The entire Poem consists of 154 verses. The title “About Nature” (perì fiuseos) is a later addition. It appears for the first time in Simplicius’ De coelo (1). Fiuseos (of the text) also means “Natural Order” which corresponds to the Vedantic Rita.
It is thought that the theogony of Parmenides was inspired by that of Hesiod, but one cannot give credit to this hypothesis because there are fundamental differences between them (2).
Hesiod, as also Pherecydes of Syrus, proposes that the world was born from the Gods, each with their function; this proposition is a mythical cosmogony, it is an exposition of facts. Parmenides instead expounds a theogony which does not talk about facts. Some points may be considered scientific, while other points deal with astrological aspects. Furthermore, Parmenides places what is born in the sphere of “appearances”, of phenomena, in d’oxa rather than in the sphere of Truth, nevertheless comparing it with the reality of Being.
For the Eleatic the primary aim is the search for the ultimate Truth, beyond cosmogonic factors. Starting from this level of consciousness, Parmenides cannot avoid considering as “appearance” cosmogony itself which operates in time and in history.
From this standpoint, one could say that Parmenides was the first metaphysician in the history of Western philosophy. Metaphysician because he positioned himself beyond time, space and cause. The mortal compared with the immortal may consider himself a accident, something which may or may not be. The non-born (a-ghenetos), the ungenerated always stays in its a-temporal aspect.
For the Eleatic the "eternal" has a connotation not of duration, even if indefinite, but of negation of time itself. If Being is a-ghenetos it cannot have a temporal succession, since the temporal condition belongs to d’oxa.
Moreover, the Eleatic expresses in “dry” terms the reality of Being, the relativity of the phenomena and the fallacy of the opinion of the mortals.

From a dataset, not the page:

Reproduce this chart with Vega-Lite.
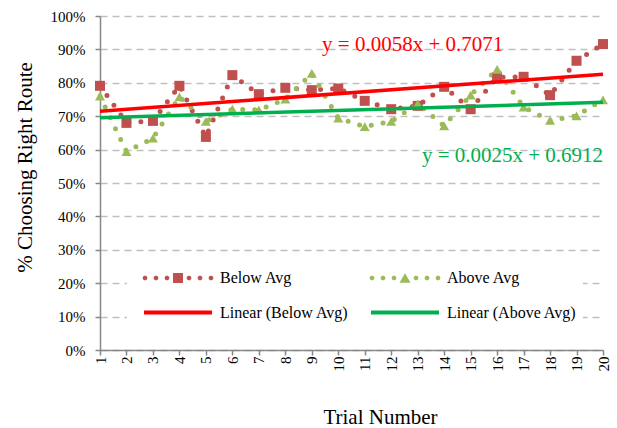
{
  "$schema": "https://vega.github.io/schema/vega-lite/v6.json",
  "width": 503,
  "height": 334,
  "autosize": "none",
  "padding": {"left": 100, "top": 16, "right": 14, "bottom": 78},
  "background": "white",
  "config": {"view": {"stroke": null}, "font": "Liberation Serif"},
  "datasets": {
    "obs": [
      {"trial": 1, "series": "Below Avg", "trend": "Linear (Below Avg)", "value": 0.791},
      {"trial": 2, "series": "Below Avg", "trend": "Linear (Below Avg)", "value": 0.680},
      {"trial": 3, "series": "Below Avg", "trend": "Linear (Below Avg)", "value": 0.686},
      {"trial": 4, "series": "Below Avg", "trend": "Linear (Below Avg)", "value": 0.791},
      {"trial": 5, "series": "Below Avg", "trend": "Linear (Below Avg)", "value": 0.638},
      {"trial": 6, "series": "Below Avg", "trend": "Linear (Below Avg)", "value": 0.823},
      {"trial": 7, "series": "Below Avg", "trend": "Linear (Below Avg)", "value": 0.766},
      {"trial": 8, "series": "Below Avg", "trend": "Linear (Below Avg)", "value": 0.785},
      {"trial": 9, "series": "Below Avg", "trend": "Linear (Below Avg)", "value": 0.778},
      {"trial": 10, "series": "Below Avg", "trend": "Linear (Below Avg)", "value": 0.783},
      {"trial": 11, "series": "Below Avg", "trend": "Linear (Below Avg)", "value": 0.746},
      {"trial": 12, "series": "Below Avg", "trend": "Linear (Below Avg)", "value": 0.721},
      {"trial": 13, "series": "Below Avg", "trend": "Linear (Below Avg)", "value": 0.731},
      {"trial": 14, "series": "Below Avg", "trend": "Linear (Below Avg)", "value": 0.788},
      {"trial": 15, "series": "Below Avg", "trend": "Linear (Below Avg)", "value": 0.721},
      {"trial": 16, "series": "Below Avg", "trend": "Linear (Below Avg)", "value": 0.816},
      {"trial": 17, "series": "Below Avg", "trend": "Linear (Below Avg)", "value": 0.818},
      {"trial": 18, "series": "Below Avg", "trend": "Linear (Below Avg)", "value": 0.763},
      {"trial": 19, "series": "Below Avg", "trend": "Linear (Below Avg)", "value": 0.866},
      {"trial": 20, "series": "Below Avg", "trend": "Linear (Below Avg)", "value": 0.916},
      {"trial": 1, "series": "Above Avg", "trend": "Linear (Above Avg)", "value": 0.760},
      {"trial": 2, "series": "Above Avg", "trend": "Linear (Above Avg)", "value": 0.594},
      {"trial": 3, "series": "Above Avg", "trend": "Linear (Above Avg)", "value": 0.634},
      {"trial": 4, "series": "Above Avg", "trend": "Linear (Above Avg)", "value": 0.758},
      {"trial": 5, "series": "Above Avg", "trend": "Linear (Above Avg)", "value": 0.684},
      {"trial": 6, "series": "Above Avg", "trend": "Linear (Above Avg)", "value": 0.721},
      {"trial": 7, "series": "Above Avg", "trend": "Linear (Above Avg)", "value": 0.719},
      {"trial": 8, "series": "Above Avg", "trend": "Linear (Above Avg)", "value": 0.751},
      {"trial": 9, "series": "Above Avg", "trend": "Linear (Above Avg)", "value": 0.828},
      {"trial": 10, "series": "Above Avg", "trend": "Linear (Above Avg)", "value": 0.694},
      {"trial": 11, "series": "Above Avg", "trend": "Linear (Above Avg)", "value": 0.669},
      {"trial": 12, "series": "Above Avg", "trend": "Linear (Above Avg)", "value": 0.684},
      {"trial": 13, "series": "Above Avg", "trend": "Linear (Above Avg)", "value": 0.737},
      {"trial": 14, "series": "Above Avg", "trend": "Linear (Above Avg)", "value": 0.671},
      {"trial": 15, "series": "Above Avg", "trend": "Linear (Above Avg)", "value": 0.763},
      {"trial": 16, "series": "Above Avg", "trend": "Linear (Above Avg)", "value": 0.840},
      {"trial": 17, "series": "Above Avg", "trend": "Linear (Above Avg)", "value": 0.727},
      {"trial": 18, "series": "Above Avg", "trend": "Linear (Above Avg)", "value": 0.687},
      {"trial": 19, "series": "Above Avg", "trend": "Linear (Above Avg)", "value": 0.701},
      {"trial": 20, "series": "Above Avg", "trend": "Linear (Above Avg)", "value": 0.749}
    ],
    "eq": [
      {"trial": 9.39, "value": 0.895, "trend": "Linear (Below Avg)", "label": "y = 0.0058x + 0.7071"},
      {"trial": 13.16, "value": 0.563, "trend": "Linear (Above Avg)", "label": "y = 0.0025x + 0.6912"}
    ]
  },
  "encoding": {
    "x": {"field": "trial", "type": "quantitative",
      "scale": {"domain": [1, 20], "nice": false, "zero": false},
      "axis": {"values": [1,2,3,4,5,6,7,8,9,10,11,12,13,14,15,16,17,18,19,20], "title": "Trial Number",
        "labelAngle": 270, "labelFontSize": 15, "labelColor": "#000000", "labelFont": "Liberation Serif",
        "labelPadding": 1, "tickSize": 5, "tickColor": "#868686", "tickWidth": 1.5,
        "domainColor": "#868686", "domainWidth": 1.5, "grid": false,
        "titleFont": "Liberation Serif", "titleFontSize": 21, "titleFontWeight": "normal", "titleColor": "#000000",
        "titleX": 280, "titleY": 73, "titleBaseline": "alphabetic", "titleAlign": "center"}},
    "y": {"field": "value", "type": "quantitative",
      "scale": {"domain": [0, 1], "nice": false},
      "axis": {"values": [0,0.1,0.2,0.3,0.4,0.5,0.6,0.7,0.8,0.9,1], "format": ".0%", "title": "% Choosing Right Route",
        "labelFontSize": 15, "labelColor": "#000000", "labelFont": "Liberation Serif", "labelPadding": 10,
        "tickSize": 5, "tickColor": "#868686", "tickWidth": 1.5,
        "domainColor": "#868686", "domainWidth": 1.5,
        "grid": true, "gridDash": [7, 5], "gridColor": "#BFBFBF", "gridWidth": 1.5,
        "titleFont": "Liberation Serif", "titleFontSize": 21, "titleFontWeight": "normal", "titleColor": "#000000",
        "titleX": -75, "titleY": 151, "titleAngle": 270, "titleBaseline": "middle", "titleAlign": "center"}}
  },
  "layer": [
    {
      "data": {"name": "obs"},
      "mark": {"type": "point", "filled": true, "opacity": 0, "size": 100, "strokeWidth": 0},
      "encoding": {
        "color": {"field": "series", "type": "nominal",
          "scale": {"domain": ["Below Avg", "Above Avg", "Linear (Below Avg)", "Linear (Above Avg)"],
                    "range": ["#C0504D", "#9BBB59", "#FF0000", "#00B050"]},
          "legend": {"title": null, "orient": "none", "direction": "horizontal", "legendX": 27, "legendY": 248, "columns": 2,
            "columnPadding": 11, "rowPadding": 18.6, "padding": 6, "fillColor": "#FFFFFF",
            "labelFont": "Liberation Serif", "labelFontSize": 16, "labelColor": "#000000", "labelLimit": 0,
            "symbolSize": 100, "symbolStrokeWidth": 0, "symbolOpacity": 1, "symbolOffset": 37, "labelOffset": 34}},
        "shape": {"field": "series", "type": "nominal",
          "scale": {"domain": ["Below Avg", "Above Avg", "Linear (Below Avg)", "Linear (Above Avg)"],
                    "range": [
                      "M-7.05,-0.19L-6.79,-0.45L-6.41,-0.45L-6.15,-0.19L-6.15,0.19L-6.41,0.45L-6.79,0.45L-7.05,0.19ZM-4.85,-0.19L-4.59,-0.45L-4.21,-0.45L-3.95,-0.19L-3.95,0.19L-4.21,0.45L-4.59,0.45L-4.85,0.19ZM-2.65,-0.19L-2.39,-0.45L-2.01,-0.45L-1.75,-0.19L-1.75,0.19L-2.01,0.45L-2.39,0.45L-2.65,0.19ZM-1,-1L1,-1L1,1L-1,1ZM1.75,-0.19L2.01,-0.45L2.39,-0.45L2.65,-0.19L2.65,0.19L2.39,0.45L2.01,0.45L1.75,0.19ZM3.95,-0.19L4.21,-0.45L4.59,-0.45L4.85,-0.19L4.85,0.19L4.59,0.45L4.21,0.45L3.95,0.19ZM6.15,-0.19L6.41,-0.45L6.79,-0.45L7.05,-0.19L7.05,0.19L6.79,0.45L6.41,0.45L6.15,0.19Z",
                      "M-7.05,-0.19L-6.79,-0.45L-6.41,-0.45L-6.15,-0.19L-6.15,0.19L-6.41,0.45L-6.79,0.45L-7.05,0.19ZM-4.85,-0.19L-4.59,-0.45L-4.21,-0.45L-3.95,-0.19L-3.95,0.19L-4.21,0.45L-4.59,0.45L-4.85,0.19ZM-2.65,-0.19L-2.39,-0.45L-2.01,-0.45L-1.75,-0.19L-1.75,0.19L-2.01,0.45L-2.39,0.45L-2.65,0.19ZM0,-0.95L1.1,0.95L-1.1,0.95ZM1.75,-0.19L2.01,-0.45L2.39,-0.45L2.65,-0.19L2.65,0.19L2.39,0.45L2.01,0.45L1.75,0.19ZM3.95,-0.19L4.21,-0.45L4.59,-0.45L4.85,-0.19L4.85,0.19L4.59,0.45L4.21,0.45L3.95,0.19ZM6.15,-0.19L6.41,-0.45L6.79,-0.45L7.05,-0.19L7.05,0.19L6.79,0.45L6.41,0.45L6.15,0.19Z",
                      "M-6.8,-0.4L6.8,-0.4L6.8,0.4L-6.8,0.4Z",
                      "M-6.8,-0.4L6.8,-0.4L6.8,0.4L-6.8,0.4Z"]},
          "legend": {"title": null, "orient": "none", "direction": "horizontal", "legendX": 27, "legendY": 248, "columns": 2,
            "columnPadding": 11, "rowPadding": 18.6, "padding": 6, "fillColor": "#FFFFFF",
            "labelFont": "Liberation Serif", "labelFontSize": 16, "labelColor": "#000000", "labelLimit": 0,
            "symbolSize": 100, "symbolStrokeWidth": 0, "symbolOpacity": 1, "symbolOffset": 37, "labelOffset": 34}}
      }
    },
    {
      "data": {"name": "obs"},
      "mark": {"type": "line", "strokeWidth": 5, "strokeDash": [0, 12], "strokeCap": "round"},
      "encoding": {
        "detail": {"field": "series", "type": "nominal"},
        "color": {"condition": {"test": "datum.series === 'Below Avg'", "value": "#C0504D"}, "value": "#9BBB59"}
      }
    },
    {
      "data": {"name": "obs"},
      "mark": {"type": "point", "filled": true, "opacity": 1, "size": 100, "strokeWidth": 0},
      "encoding": {
        "color": {"condition": {"test": "datum.series === 'Below Avg'", "value": "#C0504D"}, "value": "#9BBB59"},
        "shape": {"condition": {"test": "datum.series === 'Below Avg'", "value": "square"}, "value": "triangle-up"}
      }
    },
    {
      "data": {"name": "obs"},
      "transform": [{"regression": "value", "on": "trial", "groupby": ["trend"]}],
      "mark": {"type": "line", "strokeWidth": 3.5},
      "encoding": {
        "detail": {"field": "trend", "type": "nominal"},
        "color": {"condition": {"test": "datum.trend === 'Linear (Below Avg)'", "value": "#FF0000"}, "value": "#00B050"}
      }
    },
    {
      "data": {"name": "eq"},
      "mark": {"type": "text", "align": "left", "baseline": "alphabetic", "font": "Liberation Serif", "fontSize": 21},
      "encoding": {
        "text": {"field": "label"},
        "color": {"condition": {"test": "datum.trend === 'Linear (Below Avg)'", "value": "#FF0000"}, "value": "#00B050"}
      }
    }
  ]
}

Plato calls him “venerable and also fearsome” (Theaetetus, 183e). But at the same time this Being unveils itself in the very a-temporal and immortal (nous) dimension of the human entity as the foundation of his existing and being. The being is his aim for liberating himself from the error in which he dwells.
Parmenides in the vision of Being has not connected other dialectical relationships and he has not attributed other meanings except that “Being is and cannot not be”. It will be Aristotle’s task to give multiple meanings to Being, unmoved mover (to kinoun akìneton), but Aristotle’s philosophy can be considered an Ontology and not pure Metaphysics.
The idea of Being has been the paradigm of the entire Western Philosophy. Both Plato and Aristotle, as it was said, are indebted to the Eleatic, and not only for the idea of Being.
Parmenides does not place the world of becoming in “nothingness” because he himself states that you can neither think nor speak of nothingness.
«Also this you have to learn: how those things which appear must be evaluated in a correct manner»
(Fr. 1, 31-32)
Thus, the error of the mortals consists only in considering the “appearances”, or the phenomena, as reality and absolute truths. On the contrary what is needed is to know how to evaluate appearances in the correct manner and see them for what they are in their own nature.
In the field of Western Philosophy Parmenides’ influence can be noted by the following:
– A logical dialectical rigor in the exposition
– An existential vision addressed to the human entity
– A truth coming from on high and not empirically theorized or conceptualized by the dianoetic mind
Such a sacred vision can be revolutionary in a culture that, given the signs of the times, is characterized by a gloomy spiritual, ethical, cultural and political impoverishment.